I think that there is a typical password length, so you could improve the sorting based upon a multi-dimensional rating scheme. I'd use expected password length and commonness of a word as factors. Mixing these real words with computer generated words might speed up brute force attacks.

However, I'm not sure how to integrate ordered wordfiles with rainbow tables. Any ideas?

2 comments

I don't think word frequency is a good estimator for the likeliness of passwords. Many frequently used words -- like connectors or adverbs -- are unlikely to be used as passwords. I expect proper names (of people, places, or cultural works) are the most common passwords, which are at a relative disadvantage in word frequency lists.
rainbow tables are an implementation of the time-space tradeoff concept: you are trying to search through a space so large you cannot enumerate it. if you have already enumerated it, as in a wordlist, it is not meaningful to use rainbow tables. it's not a question of how; it's not even a well-defined operation.
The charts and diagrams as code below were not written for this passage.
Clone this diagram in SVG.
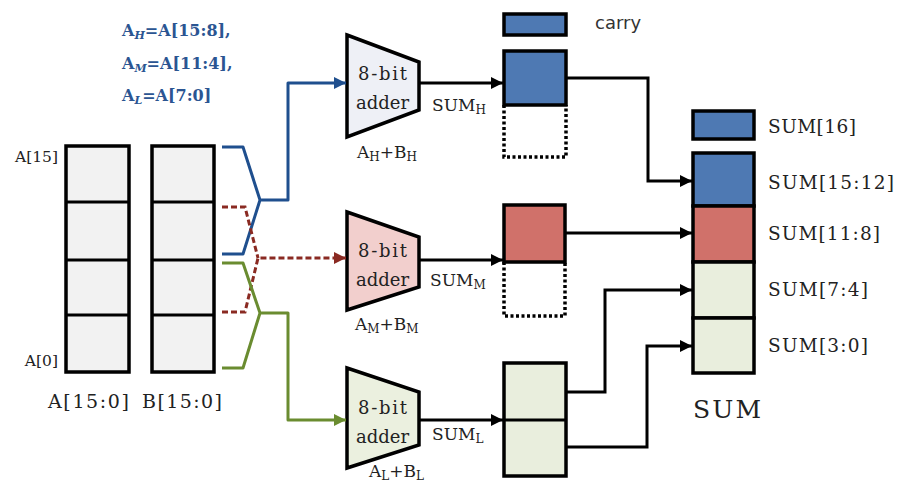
<svg xmlns="http://www.w3.org/2000/svg" width="898" height="486" viewBox="0 0 898 486">
<style>
.t{font-family:"DejaVu Serif","Liberation Serif",serif;fill:#222}
.f{font-family:"DejaVu Serif","Liberation Serif",serif;font-weight:bold;fill:#2b5592;font-size:16px}
.reg{stroke:#000;stroke-width:3.5;fill:#f2f2f2}
.blk{stroke:#000;stroke-width:3;fill:none}
.dot{stroke:#000;stroke-width:3.5;fill:none;stroke-dasharray:3,2.5}
.blu{fill:#4e79b3}
.red{fill:#d0716a}
.grn{fill:#e9eedd}
</style>
<defs>
<marker id="ak" viewBox="0 0 10 10" refX="10" refY="5" markerWidth="13" markerHeight="12" markerUnits="userSpaceOnUse" orient="auto"><path d="M0,0 L10,5 L0,10 z" fill="#000"/></marker>
<marker id="ab" viewBox="0 0 10 10" refX="10" refY="5" markerWidth="13" markerHeight="12" markerUnits="userSpaceOnUse" orient="auto"><path d="M0,0 L10,5 L0,10 z" fill="#1f4f8e"/></marker>
<marker id="ar" viewBox="0 0 10 10" refX="10" refY="5" markerWidth="13" markerHeight="12" markerUnits="userSpaceOnUse" orient="auto"><path d="M0,0 L10,5 L0,10 z" fill="#8a2a22"/></marker>
<marker id="ag" viewBox="0 0 10 10" refX="10" refY="5" markerWidth="13" markerHeight="12" markerUnits="userSpaceOnUse" orient="auto"><path d="M0,0 L10,5 L0,10 z" fill="#6a8c30"/></marker>
</defs>
<rect width="898" height="486" fill="#fff"/>

<g id="formula">
<text class="f" x="122" y="36">A<tspan font-size="11" font-style="italic" dy="3">H</tspan><tspan dy="-3">=A[15:8],</tspan></text>
<text class="f" x="122" y="69">A<tspan font-size="11" font-style="italic" dy="3">M</tspan><tspan dy="-3">=A[11:4],</tspan></text>
<text class="f" x="122" y="101">A<tspan font-size="11" font-style="italic" dy="3">L</tspan><tspan dy="-3">=A[7:0]</tspan></text>
</g>

<g id="regA">
<rect class="reg" x="66" y="146" width="63" height="226"/>
<line class="blk" x1="66" y1="202" x2="129" y2="202"/>
<line class="blk" x1="66" y1="260" x2="129" y2="260" stroke-width="3.5"/>
<line class="blk" x1="66" y1="315" x2="129" y2="315" stroke-width="4.5"/>
<text class="t" x="58" y="162" font-size="15.5" text-anchor="end">A[15]</text>
<text class="t" x="58" y="366" font-size="15.5" text-anchor="end">A[0]</text>
<text class="t" x="48" y="408" font-size="19" textLength="81">A[15:0]</text>
</g>
<g id="regB">
<rect class="reg" x="152" y="146" width="62" height="226"/>
<line class="blk" x1="152" y1="202" x2="214" y2="202"/>
<line class="blk" x1="152" y1="260" x2="214" y2="260" stroke-width="3.5"/>
<line class="blk" x1="152" y1="315" x2="214" y2="315" stroke-width="4.5"/>
<text class="t" x="142" y="408" font-size="19" textLength="80">B[15:0]</text>
</g>

<g id="adderH">
<path d="M347,35 L419,62 L419,110 L347,137 Z" fill="#eef0f6" stroke="#000" stroke-width="3.5"/>
<text class="t" x="358" y="80" font-size="18" textLength="49">8-bit</text>
<text class="t" x="356" y="109" font-size="18" textLength="53">adder</text>
<text class="t" x="357" y="158" font-size="17">A<tspan font-size="12" dy="3">H</tspan><tspan dy="-3">+B</tspan><tspan font-size="12" dy="3">H</tspan></text>
</g>
<g id="adderM">
<path d="M347,212 L419,237 L419,287 L347,310 Z" fill="#f2cfcd" stroke="#000" stroke-width="3.5"/>
<text class="t" x="358" y="257" font-size="18" textLength="49">8-bit</text>
<text class="t" x="356" y="286" font-size="18" textLength="53">adder</text>
<text class="t" x="355" y="330" font-size="17">A<tspan font-size="12" dy="3">M</tspan><tspan dy="-3">+B</tspan><tspan font-size="12" dy="3">M</tspan></text>
</g>
<g id="adderL">
<path d="M347,368 L419,392 L419,445 L347,468 Z" fill="#ebf0df" stroke="#000" stroke-width="3.5"/>
<text class="t" x="358" y="414" font-size="18" textLength="49">8-bit</text>
<text class="t" x="356" y="443" font-size="18" textLength="53">adder</text>
<text class="t" x="369" y="477" font-size="17">A<tspan font-size="12" dy="3">L</tspan><tspan dy="-3">+B</tspan><tspan font-size="12" dy="3">L</tspan></text>
</g>

<g id="labels">
<text class="t" x="432" y="111" font-size="17">SUM<tspan font-size="12" dy="3">H</tspan></text>
<text class="t" x="430" y="286" font-size="17">SUM<tspan font-size="12" dy="3">M</tspan></text>
<text class="t" x="432" y="440" font-size="17">SUM<tspan font-size="12" dy="3">L</tspan></text>
</g>

<g id="carry">
<rect class="blu" x="504" y="14" width="62" height="21" stroke="#000" stroke-width="3.5"/>
<text x="595" y="29" font-family="DejaVu Sans, Liberation Sans, sans-serif" font-size="18" fill="#333">carry</text>
</g>
<g id="boxH">
<path class="dot" d="M504,105 V157 H566 V105"/>
<rect class="blu" x="504" y="51" width="62" height="54" stroke="#000" stroke-width="3.5"/>
</g>
<g id="boxM">
<path class="dot" d="M504,262 V316 H565 V262"/>
<rect class="red" x="504" y="205" width="61" height="57" stroke="#000" stroke-width="3.5"/>
</g>
<g id="boxL">
<rect class="grn" x="504" y="363" width="62" height="113" stroke="#000" stroke-width="3.5"/>
<line class="blk" x1="504" y1="420" x2="566" y2="420"/>
</g>

<g id="sum">
<rect class="blu" x="693" y="111" width="61" height="28" stroke="#000" stroke-width="3.5"/>
<rect class="blu" x="693" y="153" width="61" height="53" stroke="#000" stroke-width="3.5"/>
<rect class="red" x="693" y="206" width="61" height="56" stroke="#000" stroke-width="3.5"/>
<rect class="grn" x="693" y="262" width="61" height="56" stroke="#000" stroke-width="3.5"/>
<rect class="grn" x="693" y="318" width="61" height="55" stroke="#000" stroke-width="3.5"/>
<text class="t" x="768" y="133" font-size="18.5" textLength="88">SUM[16]</text>
<text class="t" x="768" y="189" font-size="18.5" textLength="126">SUM[15:12]</text>
<text class="t" x="768" y="240" font-size="18.5" textLength="112">SUM[11:8]</text>
<text class="t" x="768" y="296" font-size="18.5" textLength="100">SUM[7:4]</text>
<text class="t" x="768" y="352" font-size="18.5" textLength="100">SUM[3:0]</text>
<text class="t" x="693" y="418" font-size="25" textLength="68">SUM</text>
</g>

<g id="connectors">
<path d="M222,147 H243 L260,200 M222,254 H243 L260,200 H288 V83 H346" fill="none" stroke="#1f4f8e" stroke-width="3" stroke-linejoin="round" marker-end="url(#ab)"/>
<path d="M222,207 H245 L258,258 M222,312 H245 L258,258 H346" fill="none" stroke="#8a2a22" stroke-width="3" stroke-dasharray="6,3" marker-end="url(#ar)"/>
<path d="M222,263 H243 L260,313 M222,368 H243 L260,313 H288 V420 H346" fill="none" stroke="#6a8c30" stroke-width="3" stroke-linejoin="round" marker-end="url(#ag)"/>
<path class="blk" d="M419,83 H503" marker-end="url(#ak)"/>
<path class="blk" d="M419,260 H503" marker-end="url(#ak)"/>
<path class="blk" d="M419,420 H503" marker-end="url(#ak)"/>
<path class="blk" d="M566,78 H648 V181 H692" marker-end="url(#ak)"/>
<path class="blk" d="M565,233 H692" marker-end="url(#ak)"/>
<path class="blk" d="M566,392 H605 V290 H692" marker-end="url(#ak)"/>
<path class="blk" d="M566,447 H647 V346 H692" marker-end="url(#ak)"/>
</g>
</svg>
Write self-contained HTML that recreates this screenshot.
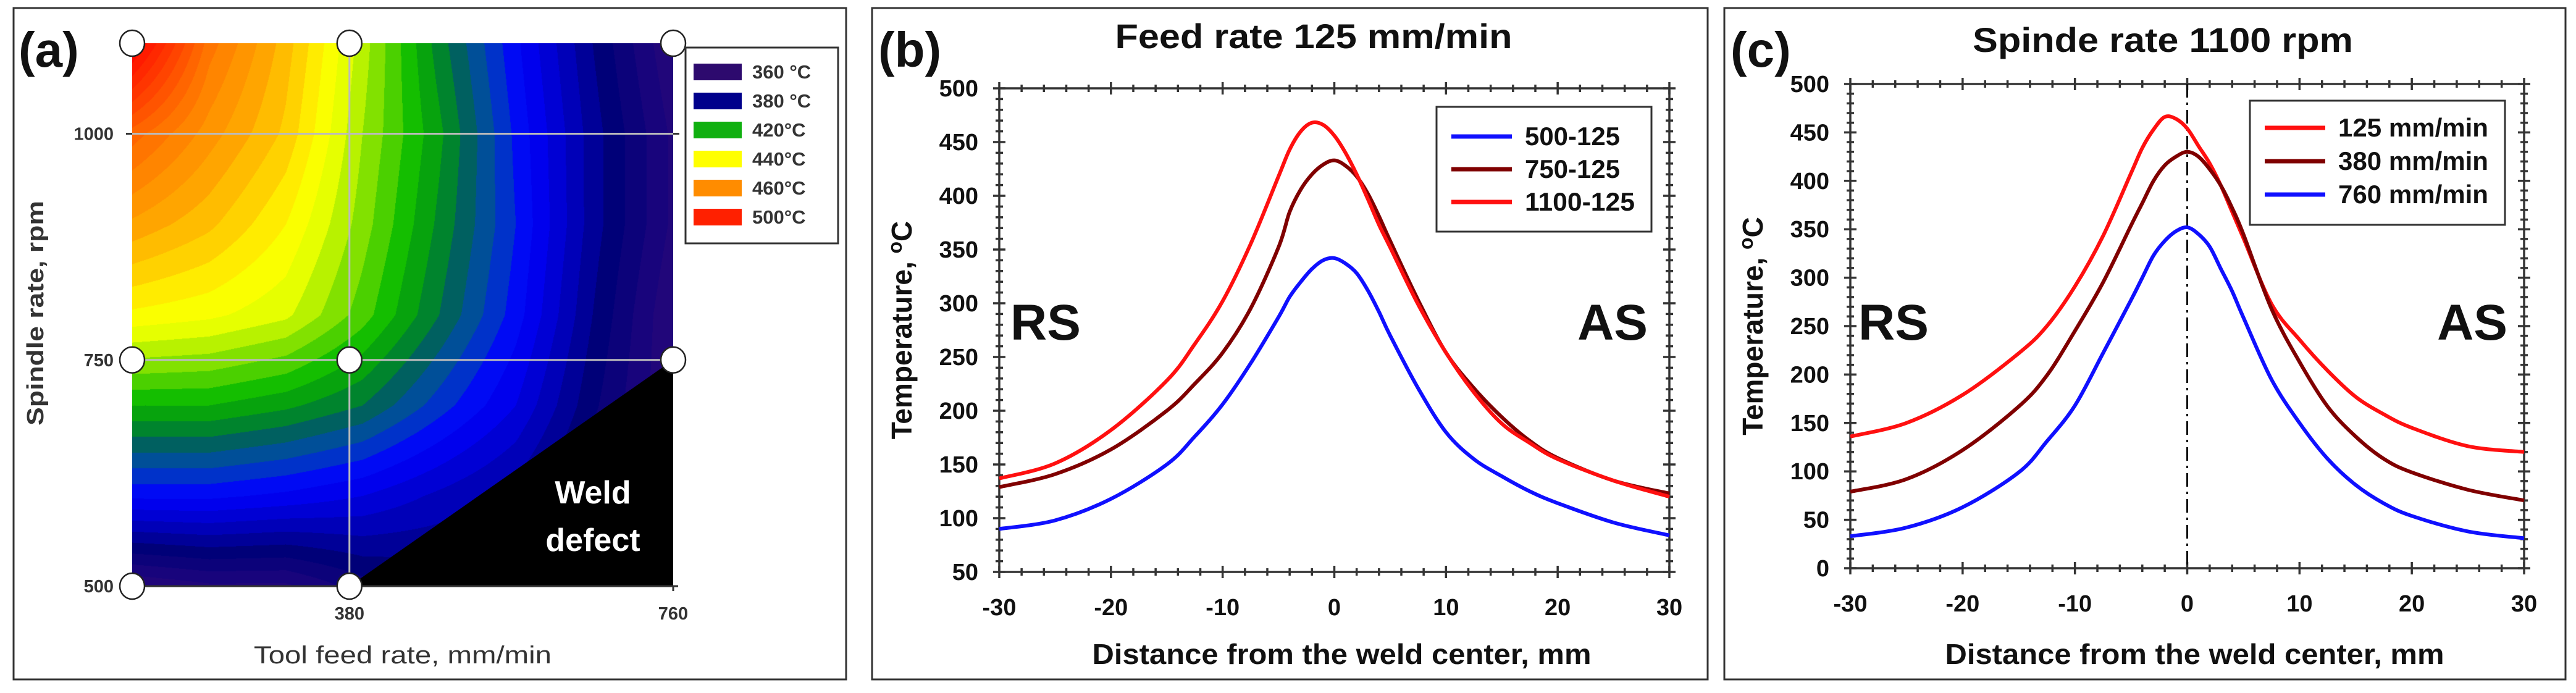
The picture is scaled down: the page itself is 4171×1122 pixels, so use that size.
<!DOCTYPE html>
<html><head><meta charset="utf-8">
<style>
html,body{margin:0;padding:0;background:#fff;}
#wrap{position:relative;width:4171px;height:1122px;overflow:hidden;background:#fff;}
#contour{position:absolute;left:214px;top:70px;}
#chart{position:absolute;left:0;top:0;}
text{font-family:"Liberation Sans",Arial,sans-serif;}
</style></head>
<body>
<div id="wrap">
<canvas id="contour" width="876" height="879"></canvas>
<svg id="chart" width="4171" height="1122" xmlns="http://www.w3.org/2000/svg"></svg>
</div>
<script>
// ---------- Panel (a) contour data ----------
const feedRates = [125,215,305,395,485,575,665,760];
const spindleRates = [1100,1000,900,800,700,600,500];
const tempRow1100 = [500,468,452,432,412,395,378,362];
const tempRow1000 = [472,460,449,430,415,397,380,365];
const tempRow900  = [457,451,442,428,413,398,380,365];
const tempRow800  = [441,439,435,424,410,396,378,362];
const tempRow700  = [418,418,415,410,400,390,375,362];
const tempRow600  = [395,395,393,390,385,380,370,360];
const tempRow500  = [362,365,365,372,375,372,365,358];
const tempGrid = [tempRow1100,tempRow1000,tempRow900,tempRow800,tempRow700,tempRow600,tempRow500];
const legendTemps = ['360 °C','380 °C','420°C','440°C','460°C','500°C'];
const legendColors = ['#2d0a6e','#00008b','#10b010','#ffff00','#ff8c00','#ff2000'];
const designFeeds = [125,380,760,125,380,760,125,380];
const designSpindles = [1100,1100,1100,750,750,750,500,500];

// ---------- Panel (b)/(c) data ----------
const distances = [-30,-25,-20,-15,-12.5,-10,-7.5,-5,-4,-3,-2,-1,0,1,2,3,4,5,7.5,10,12.5,15,17.5,20,25,30];
const bRed   = [137,151,182,228,262,302,355,418,443,460,468,466,456,440,420,397,373,352,299,254,217,188,170,155,135,120];
const bBrown = [129,141,164,200,225,254,295,352,385,406,420,429,433,428,418,402,381,358,303,254,221,194,172,156,135,123];
const bBlue  = [90,98,118,150,176,206,244,287,306,320,332,340,342,337,328,312,292,270,221,180,155,139,125,114,96,84];
const cRed   = [136,150,179,222,250,291,343,408,434,453,466,464,454,436,418,395,368,341,273,236,204,177,159,145,126,120];
const cBrown = [79,92,122,167,199,245,295,354,377,400,416,425,430,425,412,395,372,345,268,213,167,136,113,99,81,70];
const cBlue  = [33,42,63,99,131,168,222,277,300,323,338,348,352,345,332,309,286,259,195,150,113,86,67,54,38,31];
const xTicks = [-30,-20,-10,0,10,20,30];
const bYTicks = [50,100,150,200,250,300,350,400,450,500];
const cYTicks = [0,50,100,150,200,250,300,350,400,450,500];
const bLegend = ['500-125','750-125','1100-125'];
const cLegend = ['125 mm/min','380 mm/min','760 mm/min'];

const NS='http://www.w3.org/2000/svg';
const svg=document.getElementById('chart');
function mk(tag,attrs,parent){const e=document.createElementNS(NS,tag);for(const k in attrs)e.setAttribute(k,attrs[k]);(parent||svg).appendChild(e);return e;}
function txt(str,attrs,parent){const e=mk('text',attrs,parent);e.textContent=str;if(attrs.textLength)e.setAttribute('lengthAdjust','spacingAndGlyphs');return e;}

// ---------- Panel (a) ----------
const A={l:214,r:1090,t:70,b:949,x0:125,x1:760,y0:500,y1:1100};
const ax=v=>A.l+(v-A.x0)/(A.x1-A.x0)*(A.r-A.l);
const ay=v=>A.b-(v-A.y0)/(A.y1-A.y0)*(A.b-A.t);
const stops=[[355,[45,10,110]],[366,[30,5,125]],[376,[0,0,120]],[386,[0,0,200]],[395,[0,0,255]],[402,[0,70,180]],[408,[0,96,96]],[414,[0,150,20]],[420,[20,190,0]],[428,[130,225,0]],[435,[225,255,0]],[441,[255,255,0]],[448,[255,210,0]],[456,[255,165,0]],[466,[255,125,0]],[482,[255,60,0]],[500,[255,0,0]]];
function colorFor(t){t=Math.round(t/4)*4;if(t<=stops[0][0])return stops[0][1];for(let i=1;i<stops.length;i++){if(t<=stops[i][0]){const a=stops[i-1],b=stops[i];const f=(t-a[0])/(b[0]-a[0]);return a[1].map((c,j)=>Math.round(c+(b[1][j]-c)*f));}}return stops[stops.length-1][1];}
function tempAt(f,s){
  let i=0;while(i<feedRates.length-2&&f>feedRates[i+1])i++;
  let j=0;while(j<spindleRates.length-2&&s<spindleRates[j+1])j++;
  const fx=Math.min(1,Math.max(0,(f-feedRates[i])/(feedRates[i+1]-feedRates[i])));
  const fy=Math.min(1,Math.max(0,(s-spindleRates[j])/(spindleRates[j+1]-spindleRates[j])));
  const a=tempGrid[j][i],b=tempGrid[j][i+1],c=tempGrid[j+1][i],d=tempGrid[j+1][i+1];
  return a*(1-fx)*(1-fy)+b*fx*(1-fy)+c*(1-fx)*fy+d*fx*fy;
}
(function(){const cv=document.getElementById('contour');const ctx=cv.getContext('2d');const W=cv.width,H=cv.height;const img=ctx.createImageData(W,H);
for(let py=0;py<H;py++){const s=A.y1-(py/H)*(A.y1-A.y0);for(let px=0;px<W;px++){const f=A.x0+(px/W)*(A.x1-A.x0);const c=colorFor(tempAt(f,s));const k=(py*W+px)*4;img.data[k]=c[0];img.data[k+1]=c[1];img.data[k+2]=c[2];img.data[k+3]=255;}}
ctx.putImageData(img,0,0);})();

const frameA=mk('rect',{x:22,y:13,width:1348,height:1087,fill:'none',stroke:'#333',"stroke-width":3});

const defect=mk('polygon',{points:`${ax(380)},${ay(500)} ${ax(760)},${ay(500)} ${ax(760)},${ay(750)}`,fill:'#000'});

const gA=mk('g',{stroke:'#bbb',"stroke-width":3});

mk('line',{x1:ax(380),y1:A.t,x2:ax(380),y2:A.b},gA);
mk('line',{x1:A.l,y1:ay(1000),x2:A.r,y2:ay(1000)},gA);
mk('line',{x1:A.l,y1:ay(750),x2:A.r,y2:ay(750)},gA);
const axA=mk('g',{stroke:'#333',"stroke-width":3});

mk('line',{x1:A.l,y1:A.b,x2:A.r+8,y2:A.b},axA);
[1000,750].forEach(v=>mk('line',{x1:A.l-10,y1:ay(v),x2:A.l,y2:ay(v)},axA));
mk('line',{x1:A.r,y1:ay(1000),x2:A.r+10,y2:ay(1000)},axA);
mk('line',{x1:ax(760),y1:A.b,x2:ax(760),y2:A.b+8},axA);
['1000','750','500'].forEach((s,i)=>{const t=txt(s,{x:A.l-30,y:ay([1000,750,500][i])+10,"font-size":29,"font-weight":"bold",fill:'#333',"text-anchor":'end'});});
['380','760'].forEach((s,i)=>{const t=txt(s,{x:ax([380,760][i]),y:1003,"font-size":29,"font-weight":"bold",fill:'#333',"text-anchor":'middle'});});
for(let i=0;i<designFeeds.length;i++){const c=mk('ellipse',{cx:ax(designFeeds[i]),cy:ay(designSpindles[i]),rx:20,ry:21,fill:'#fff',stroke:'#222',"stroke-width":2.5});
}
const wd1=txt('Weld',{x:960,y:815,"font-size":52,"font-weight":"bold",fill:'#fff',"text-anchor":'middle'});
const wd2=txt('defect',{x:960,y:892,"font-size":52,"font-weight":"bold",fill:'#fff',"text-anchor":'middle'});
const lgA=mk('g',{});
mk('rect',{x:1110,y:77,width:247,height:317,fill:'#fff',stroke:'#333',"stroke-width":3},lgA);
legendTemps.forEach((s,i)=>{const y=116+i*47;const sw=mk('rect',{x:1123,y:y-13,width:78,height:27,fill:legendColors[i]},lgA);
const t=txt(s,{x:1218,y:y+11,"font-size":31,"font-weight":"bold",fill:'#333'},lgA);});
const laA=txt('(a)',{x:30,y:108,"font-size":80,"font-weight":"bold",fill:'#111'});
const xtA=txt('Tool feed rate, mm/min',{x:652,y:1074,"font-size":40,fill:'#333',"text-anchor":'middle',textLength:482});
const ytA=txt('Spindle rate, rpm',{x:0,y:0,"font-size":38,"font-weight":"bold",fill:'#333',"text-anchor":'middle',transform:'translate(70,507) rotate(-90)',textLength:364});

// ---------- Line panels ----------
function catmull(pts){let d=`M${pts[0][0]},${pts[0][1]}`;for(let i=0;i<pts.length-1;i++){const p0=pts[Math.max(0,i-1)],p1=pts[i],p2=pts[i+1],p3=pts[Math.min(pts.length-1,i+2)];
const c1=[p1[0]+(p2[0]-p0[0])/6,p1[1]+(p2[1]-p0[1])/6],c2=[p2[0]-(p3[0]-p1[0])/6,p2[1]-(p3[1]-p1[1])/6];d+=` C${c1[0]},${c1[1]} ${c2[0]},${c2[1]} ${p2[0]},${p2[1]}`;}return d;}
function linePanel(P){
  const X=v=>P.l+(v+30)/60*(P.r-P.l);const Y=v=>P.b-(v-P.ymin)/(P.ymax-P.ymin)*(P.b-P.t);
  const fr=mk('rect',{x:P.fx,y:13,width:P.fw,height:1087,fill:'none',stroke:'#333',"stroke-width":3});
  const lab=txt(P.label,{x:P.fx+10,y:108,"font-size":80,"font-weight":"bold",fill:'#111'});
  const ti=txt(P.title,{x:P.titleX,y:P.titleY,"font-size":56,"font-weight":"bold",fill:'#111',"text-anchor":'middle',textLength:P.titleW});
  const g=mk('g',{stroke:'#333',"stroke-width":3.5,fill:'none'});
  mk('rect',{x:P.l,y:P.t,width:P.r-P.l,height:P.b-P.t},g);
  for(let v=-30;v<=30;v+=2){const maj=v%10===0;const L=maj?10:6;const x=X(v);mk('line',{x1:x,y1:P.b-L,x2:x,y2:P.b+L},g);mk('line',{x1:x,y1:P.t-L,x2:x,y2:P.t+L},g);}
  for(let v=P.ymin;v<=P.ymax;v+=10){const maj=v%50===0;const L=maj?10:6;const y=Y(v);mk('line',{x1:P.l-L,y1:y,x2:P.l+L,y2:y},g);mk('line',{x1:P.r-L,y1:y,x2:P.r+L,y2:y},g);}
  xTicks.forEach(v=>{const t=txt(String(v),{x:X(v),y:P.b+70,"font-size":38,"font-weight":"bold",fill:'#111',"text-anchor":'middle'});});
  P.yTicks.forEach(v=>{const t=txt(String(v),{x:P.l-34,y:Y(v)+13,"font-size":38,"font-weight":"bold",fill:'#111',"text-anchor":'end'});});
  const xt=txt('Distance from the weld center, mm',{x:(P.l+P.r)/2+12,y:1075,"font-size":46,"font-weight":"bold",fill:'#111',"text-anchor":'middle',textLength:808});
  const yt=mk('text',{x:0,y:0,"font-size":46,"font-weight":"bold",fill:'#111',"text-anchor":'middle',transform:`translate(${P.l-142},${(P.t+P.b)/2}) rotate(-90)`});
  
  yt.appendChild(document.createTextNode('Temperature, '));const sup=document.createElementNS(NS,'tspan');sup.setAttribute('dy','-16');sup.setAttribute('font-size','32');sup.textContent='o';yt.appendChild(sup);const cc=document.createElementNS(NS,'tspan');cc.setAttribute('dy','16');cc.textContent='C';yt.appendChild(cc);
  const rs=txt('RS',{x:P.rsX,y:550,"font-size":82,"font-weight":"bold",fill:'#111'});
  const as=txt('AS',{x:P.asX,y:550,"font-size":82,"font-weight":"bold",fill:'#111',"text-anchor":'end'});
  if(P.centerLine){const cl=mk('line',{x1:X(0),y1:P.t,x2:X(0),y2:P.b,stroke:'#111',"stroke-width":3,"stroke-dasharray":'22 8 4 8'});}
  P.series.forEach((s,k)=>{const pts=distances.map((d,i)=>[X(d),Y(s.vals[i])]);const p=mk('path',{d:catmull(pts),fill:'none',stroke:s.color,"stroke-width":6,"stroke-linejoin":'round'});
    });
  const lg=mk('g',{});
  mk('rect',{x:P.lg.x,y:P.lg.y,width:P.lg.w,height:P.lg.h,fill:'#fff',stroke:'#333',"stroke-width":3},lg);
  P.legendOrder.forEach((k,i)=>{const s=P.series[k];const y=P.lg.rowY+i*P.lg.dy;
    const ln=mk('line',{x1:P.lg.x+24,y1:y,x2:P.lg.x+122,y2:y,stroke:s.color,"stroke-width":7},lg);
    const t=txt(P.legendText[i],{x:P.lg.x+143,y:y+14,"font-size":42,"font-weight":"bold",fill:'#111',textLength:P.lg.tw[i]},lg);});
}
linePanel({id:'panel-b',label:'(b)',title:'Feed rate 125 mm/min',titleX:2127,titleY:78,titleW:643,fx:1412,fw:1353,
  l:1618,r:2703,t:143,b:926,ymin:50,ymax:500,yTicks:bYTicks,rsX:1636,asX:2668,centerLine:false,
  series:[{name:'500-125',color:'#1010ff',vals:bBlue},{name:'750-125',color:'#800000',vals:bBrown},{name:'1100-125',color:'#ff1010',vals:bRed}],
  legendOrder:[0,1,2],legendText:bLegend,lg:{x:2326,y:173,w:348,h:202,rowY:221,dy:53,tw:[154,154,178]}});
linePanel({id:'panel-c',label:'(c)',title:'Spinde rate 1100 rpm',titleX:3502,titleY:84,titleW:616,fx:2792,fw:1362,
  l:2996,r:4087,t:136,b:920,ymin:0,ymax:500,yTicks:cYTicks,rsX:3009,asX:4060,centerLine:true,
  series:[{name:'125-mm-min',color:'#ff1010',vals:cRed},{name:'380-mm-min',color:'#800000',vals:cBrown},{name:'760-mm-min',color:'#1010ff',vals:cBlue}],
  legendOrder:[0,1,2],legendText:cLegend,lg:{x:3643,y:163,w:413,h:201,rowY:207,dy:54,tw:[243,243,243]}});
</script>
</body></html>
that's great that you've made that list though.. i wanted word frequency tables for my startup which is an entirely unrelated type of project. if i hadn't found this i would have compiled it myself; thanks much :)

while your list doesn't have frequencies, i guess i can use the position in the list as a proxy for frequencies. but it's not optimal. any chance you can put up a list which also has the counts?

I don't have a current dump, but if you send me an email, I can give you the script I've written to create those dumps. It prints out the counts.